Authorized Signatories for Association Contracts
It can be a scramble to find the appropriate person to sign a contract or document when deadlines loom and deals need to be finalized. Yet board members should take care to ensure that properly authorized persons are signing their documents. Although a resident manager may have the most knowledge about the maintenance needs for the irrigation system, she probably is not the best person to sign the contract with the maintenance service.
How do you know who can sign? Look to your association’s bylaws. Most have a specific section on the execution of instruments and agreements. Typically the signatures of two officers will be required; sometimes the officers who must sign are specified. Of course, the board can usually adopt a general or special resolution authorizing a particular person or persons to sign.
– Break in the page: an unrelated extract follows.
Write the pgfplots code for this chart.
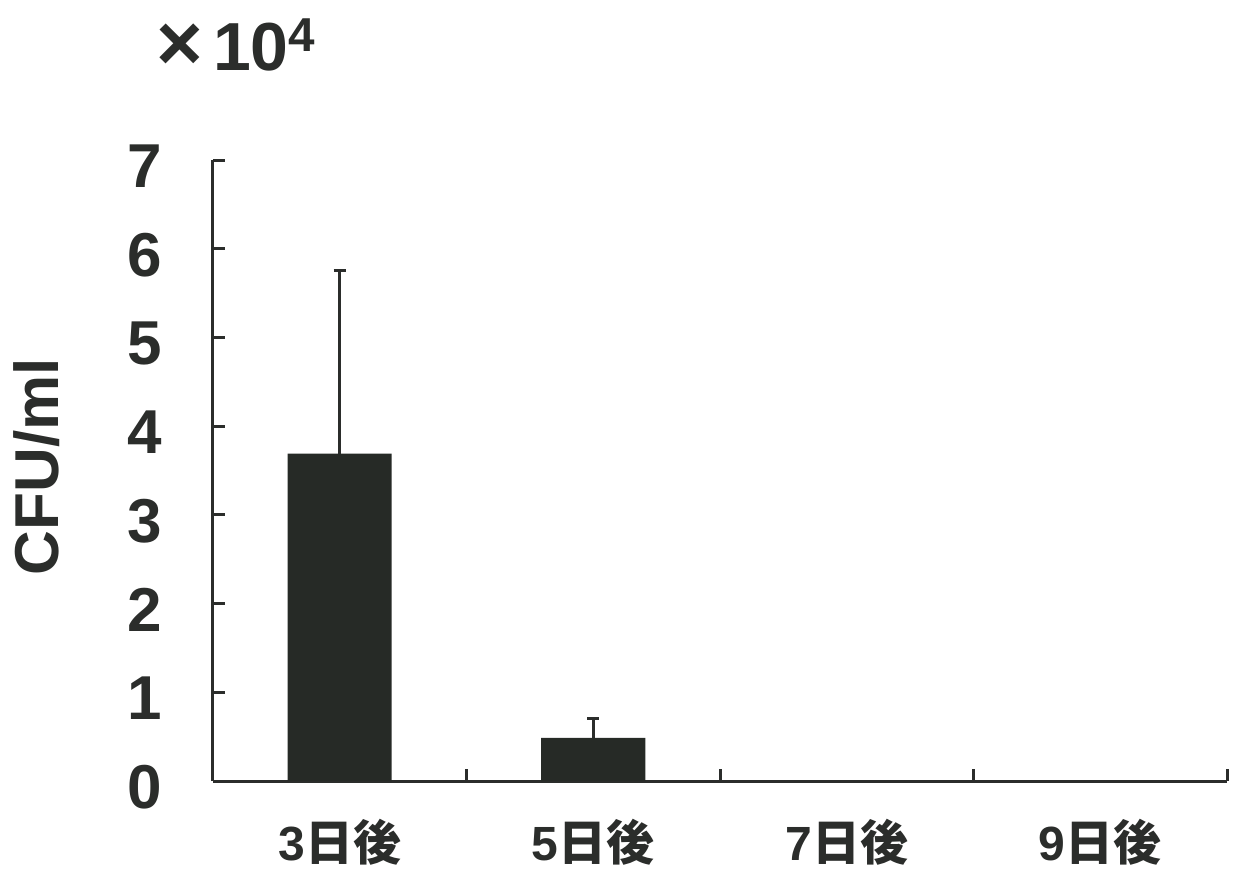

These resolutions, however, should include the specifics of the contract. The board needs to maintain oversight, ensuring that the terms and conditions creating obligations for the association are appropriate and in the association’s best interests. Also recognize that some management agreements specifically prohibit the manager from signing agreements that bind the association.
If the bylaws are silent, the Nonprofit Corporation Act provides some guidelines. Even if your association is not incorporated, unincorporated associations can look to this act for guidance. Under Hawaii Revised Statutes §414D-158, contracts may not be invalidated for lack of authority if they are signed by the president and one other officer. So, if the bylaws are silent, get two signatures, one by the president and one by another officer. Also note that your officers are officers of the association, not the board. Therefore, they sign just as President, Vice President, Secretary or Treasurer and not Board President, Board Vice President, Board Secretary or Board Treasurer.
What happens if the wrong person signs? The board can ratify the action after the fact to authorize the signature. Also note that if an unauthorized person signs but the other party could reasonably believe that person was authorized, the association may have trouble getting out of the obligations of the contract.
The best course of action is to keep control of your contracts and make sure the proper people sign. And once everyone signs, be sure to keep a copy of that fully-executed contract in your files for future reference.